Council Member Juan Geracaris (9th Ward) said, “I think it’s super important that public access to the grounds and the Lighthouse Beach and the surrounding areas must be included in any proposal.”

“Personally, I would prefer it not to be commercial, but I think it should be included as a possible use. I think it makes all the proposals that much stronger. The fact that they have to compete with commercial properties, I think will spur them to do their homework a little bit more.”

Council Member Devon Reid (8th Ward) said he supported deviating from the lakefront plan and allowing  commercial use at the property.

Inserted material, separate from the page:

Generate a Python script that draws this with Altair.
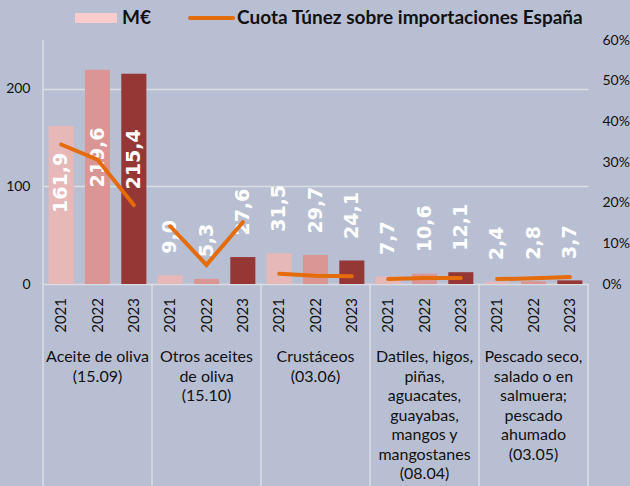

He strongly opposed selling the land and said it should be maintained publicly with the city pursuing a long-term lease. “I do agree with the fact that if this process doesn’t work out, that we do have to have all cards on the table at that point,” he said. “And I think we have to be creative about it.”

Commercial use

Council member Melissa Wynne (3rd Ward) said, “I would be willing to accept some commercial use [but] I don’t think that that should be the primary use. I do think that we should maintain community access to all the parts of the the property that we currently use, for our parks and for the community.

“I recognize that some commercial use might be necessary in order to make the numbers work,” she said. “But I also agree with Council Member Nieuwsma that the financing plan and capacity should have the greatest weight. Having been here now for all 13 years of this discussion. I think what we have seen is that we’ve struggled to find a use that can make the numbers work at that location.”

Summing up the comments, Mayor Daniel Biss said, “What I’m hearing is a lot of preferences that are pretty shared.”

At the same time, he suggested the process may require “willingness to accept a breadth of applications and understanding that we may, in the name of financial viability, have to sacrifice some, but hopefully not too much, of the things that we prefer to see there as well.”

Council members took no vote on the issue, which was set for discussion. Sterling told council members the first step is to draft and issue an RFP, scheduled for winter of 2024.